## INFORMATION SUPPLIED

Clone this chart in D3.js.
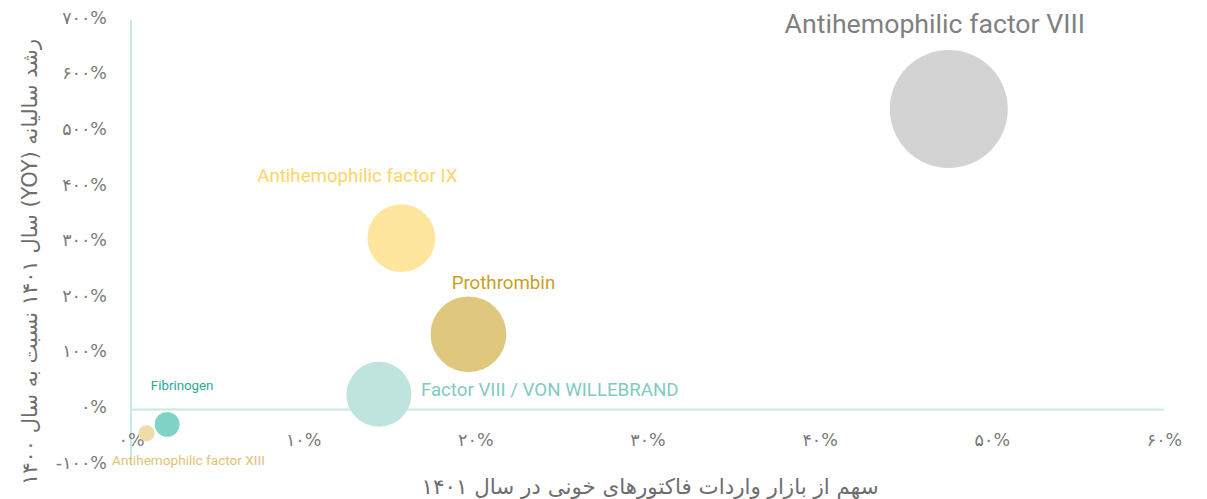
<!DOCTYPE html>
<html>
<head>
<meta charset="utf-8">
<script src="https://cdn.jsdelivr.net/npm/d3@7"></script>
<style>
  html, body { margin: 0; padding: 0; background: #fff; }
  svg { display: block; }
</style>
</head>
<body>
<svg id="chart" width="1207" height="499"></svg>
<script>
// ---- data ----
const categories = ["Antihemophilic factor VIII", "Antihemophilic factor IX", "Prothrombin",
                    "Factor VIII / VON WILLEBRAND", "Fibrinogen", "Antihemophilic factor XIII"];
const marketShare = [0.475, 0.157, 0.196, 0.144, 0.021, 0.009];   // x
const yoyGrowth   = [5.40, 3.08, 1.35, 0.27, -0.27, -0.43];      // y
const bubbleSize  = [0.475, 0.157, 0.196, 0.144, 0.021, 0.009];   // size
const xTickValues = [0, 0.1, 0.2, 0.3, 0.4, 0.5, 0.6];
const xTickLabels = ["۰%", "۱۰%", "۲۰%", "۳۰%", "۴۰%", "۵۰%", "۶۰%"];
const yTickValues = [-1, 0, 1, 2, 3, 4, 5, 6, 7];
const yTickLabels = ["-۱۰۰%", "۰%", "۱۰۰%", "۲۰۰%", "۳۰۰%", "۴۰۰%", "۵۰۰%", "۶۰۰%", "۷۰۰%"];
const xTitle = "سهم از بازار واردات فاکتورهای خونی در سال ۱۴۰۱";
const yTitle = "رشد سالیانه (YOY) سال ۱۴۰۱ نسبت به سال ۱۴۰۰";

// ---- styles ----
const fills  = ["#d3d3d3", "#fee69f", "#e0c77e", "#bfe3dd", "#80d3c7", "#eedcab"];
const labelColors = ["#808080", "#fdd466", "#c9a01f", "#80cbbf", "#27a898", "#e2c274"];
const labelSizes = [26.7, 18.7, 18.7, 18.7, 13.3, 13.6];
// label anchor offsets relative to bubble centre [dx, dy, anchor]
const labelOffsets = [[-14, -85, "middle"], [-44, -63, "middle"], [35, -52, "middle"],
                      [42, -5, "start"], [15, -39, "middle"], [42, 27, "middle"]];

const svg = d3.select("#chart");
const x = d3.scaleLinear().domain([0, 0.6]).range([131, 1164]);
const y = d3.scaleLinear().domain([-1, 7]).range([465, 20]);
const r = d3.scaleSqrt().domain([0, 0.475]).range([0, 59]);

const persianFont = "'DejaVu Sans', sans-serif";
const tickColor = "#7a7a7a";
const lineColor = "#c6e9e1";

// axes lines
svg.append("line").attr("x1", x(0)).attr("x2", x(0)).attr("y1", y(7)).attr("y2", y(-1))
  .attr("stroke", lineColor).attr("stroke-width", 2);
svg.append("line").attr("x1", x(0)).attr("x2", x(0.6)).attr("y1", y(0)).attr("y2", y(0))
  .attr("stroke", lineColor).attr("stroke-width", 2);

// y axis labels
const yAxis = d3.axisLeft(y).tickValues(yTickValues).tickSize(0).tickPadding(0)
  .tickFormat((d, i) => yTickLabels[i]);
const gy = svg.append("g").attr("transform", "translate(107,-3)").call(yAxis);
gy.select(".domain").remove();
gy.selectAll("text").attr("font-family", persianFont).attr("font-size", 17.5)
  .attr("fill", tickColor).attr("dy", "0.35em");

// x axis labels
const xAxis = d3.axisBottom(x).tickValues(xTickValues).tickSize(0).tickPadding(0)
  .tickFormat((d, i) => xTickLabels[i]);
const gx = svg.append("g").attr("transform", "translate(0,440)").call(xAxis);
gx.select(".domain").remove();
gx.selectAll("text").attr("font-family", persianFont).attr("font-size", 17.5)
  .attr("fill", tickColor).attr("dy", "0.35em");

// bubbles
const data = categories.map((c, i) => ({c, x: marketShare[i], y: yoyGrowth[i], s: bubbleSize[i], i}));
svg.append("g").selectAll("circle").data(data).join("circle")
  .attr("cx", d => x(d.x)).attr("cy", d => y(d.y)).attr("r", d => r(d.s))
  .attr("fill", d => fills[d.i]);

// bubble labels
svg.append("g").selectAll("text").data(data).join("text")
  .attr("x", d => x(d.x) + labelOffsets[d.i][0])
  .attr("y", d => y(d.y) + labelOffsets[d.i][1])
  .attr("dy", "0.35em")
  .attr("text-anchor", d => labelOffsets[d.i][2])
  .attr("font-family", "Roboto, sans-serif")
  .attr("font-size", d => labelSizes[d.i])
  .attr("fill", d => labelColors[d.i])
  .text(d => d.c);

// axis titles
svg.append("text").attr("x", 650).attr("y", 487).attr("dy", "0.35em")
  .attr("direction", "rtl").style("unicode-bidi", "embed")
  .attr("text-anchor", "middle").attr("font-family", persianFont).attr("font-size", 21.4)
  .attr("fill", "#6e6e6e").text(xTitle);
svg.append("text").attr("transform", "translate(30,262) rotate(-90)").attr("dy", "0.35em")
  .attr("direction", "rtl").style("unicode-bidi", "embed")
  .attr("text-anchor", "middle").attr("font-family", persianFont).attr("font-size", 21)
  .attr("fill", "#6e6e6e").text(yTitle);
</script>
</body>
</html>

## GIVEN TASK
Quote each line of the listing exactly, but leave the pictures out.

## SOLUTION FOR THIS TASK
Clone this chart in D3.js.
<!DOCTYPE html>
<html>
<head>
<meta charset="utf-8">
<script src="https://cdn.jsdelivr.net/npm/d3@7"></script>
<style>
  html, body { margin: 0; padding: 0; background: #fff; }
  svg { display: block; }
</style>
</head>
<body>
<svg id="chart" width="1207" height="499"></svg>
<script>
// ---- data ----
const categories = ["Antihemophilic factor VIII", "Antihemophilic factor IX", "Prothrombin",
                    "Factor VIII / VON WILLEBRAND", "Fibrinogen", "Antihemophilic factor XIII"];
const marketShare = [0.475, 0.157, 0.196, 0.144, 0.021, 0.009];   // x
const yoyGrowth   = [5.40, 3.08, 1.35, 0.27, -0.27, -0.43];      // y
const bubbleSize  = [0.475, 0.157, 0.196, 0.144, 0.021, 0.009];   // size
const xTickValues = [0, 0.1, 0.2, 0.3, 0.4, 0.5, 0.6];
const xTickLabels = ["۰%", "۱۰%", "۲۰%", "۳۰%", "۴۰%", "۵۰%", "۶۰%"];
const yTickValues = [-1, 0, 1, 2, 3, 4, 5, 6, 7];
const yTickLabels = ["-۱۰۰%", "۰%", "۱۰۰%", "۲۰۰%", "۳۰۰%", "۴۰۰%", "۵۰۰%", "۶۰۰%", "۷۰۰%"];
const xTitle = "سهم از بازار واردات فاکتورهای خونی در سال ۱۴۰۱";
const yTitle = "رشد سالیانه (YOY) سال ۱۴۰۱ نسبت به سال ۱۴۰۰";

// ---- styles ----
const fills  = ["#d3d3d3", "#fee69f", "#e0c77e", "#bfe3dd", "#80d3c7", "#eedcab"];
const labelColors = ["#808080", "#fdd466", "#c9a01f", "#80cbbf", "#27a898", "#e2c274"];
const labelSizes = [26.7, 18.7, 18.7, 18.7, 13.3, 13.6];
// label anchor offsets relative to bubble centre [dx, dy, anchor]
const labelOffsets = [[-14, -85, "middle"], [-44, -63, "middle"], [35, -52, "middle"],
                      [42, -5, "start"], [15, -39, "middle"], [42, 27, "middle"]];

const svg = d3.select("#chart");
const x = d3.scaleLinear().domain([0, 0.6]).range([131, 1164]);
const y = d3.scaleLinear().domain([-1, 7]).range([465, 20]);
const r = d3.scaleSqrt().domain([0, 0.475]).range([0, 59]);

const persianFont = "'DejaVu Sans', sans-serif";
const tickColor = "#7a7a7a";
const lineColor = "#c6e9e1";

// axes lines
svg.append("line").attr("x1", x(0)).attr("x2", x(0)).attr("y1", y(7)).attr("y2", y(-1))
  .attr("stroke", lineColor).attr("stroke-width", 2);
svg.append("line").attr("x1", x(0)).attr("x2", x(0.6)).attr("y1", y(0)).attr("y2", y(0))
  .attr("stroke", lineColor).attr("stroke-width", 2);

// y axis labels
const yAxis = d3.axisLeft(y).tickValues(yTickValues).tickSize(0).tickPadding(0)
  .tickFormat((d, i) => yTickLabels[i]);
const gy = svg.append("g").attr("transform", "translate(107,-3)").call(yAxis);
gy.select(".domain").remove();
gy.selectAll("text").attr("font-family", persianFont).attr("font-size", 17.5)
  .attr("fill", tickColor).attr("dy", "0.35em");

// x axis labels
const xAxis = d3.axisBottom(x).tickValues(xTickValues).tickSize(0).tickPadding(0)
  .tickFormat((d, i) => xTickLabels[i]);
const gx = svg.append("g").attr("transform", "translate(0,440)").call(xAxis);
gx.select(".domain").remove();
gx.selectAll("text").attr("font-family", persianFont).attr("font-size", 17.5)
  .attr("fill", tickColor).attr("dy", "0.35em");

// bubbles
const data = categories.map((c, i) => ({c, x: marketShare[i], y: yoyGrowth[i], s: bubbleSize[i], i}));
svg.append("g").selectAll("circle").data(data).join("circle")
  .attr("cx", d => x(d.x)).attr("cy", d => y(d.y)).attr("r", d => r(d.s))
  .attr("fill", d => fills[d.i]);

// bubble labels
svg.append("g").selectAll("text").data(data).join("text")
  .attr("x", d => x(d.x) + labelOffsets[d.i][0])
  .attr("y", d => y(d.y) + labelOffsets[d.i][1])
  .attr("dy", "0.35em")
  .attr("text-anchor", d => labelOffsets[d.i][2])
  .attr("font-family", "Roboto, sans-serif")
  .attr("font-size", d => labelSizes[d.i])
  .attr("fill", d => labelColors[d.i])
  .text(d => d.c);

// axis titles
svg.append("text").attr("x", 650).attr("y", 487).attr("dy", "0.35em")
  .attr("direction", "rtl").style("unicode-bidi", "embed")
  .attr("text-anchor", "middle").attr("font-family", persianFont).attr("font-size", 21.4)
  .attr("fill", "#6e6e6e").text(xTitle);
svg.append("text").attr("transform", "translate(30,262) rotate(-90)").attr("dy", "0.35em")
  .attr("direction", "rtl").style("unicode-bidi", "embed")
  .attr("text-anchor", "middle").attr("font-family", persianFont).attr("font-size", 21)
  .attr("fill", "#6e6e6e").text(yTitle);
</script>
</body>
</html>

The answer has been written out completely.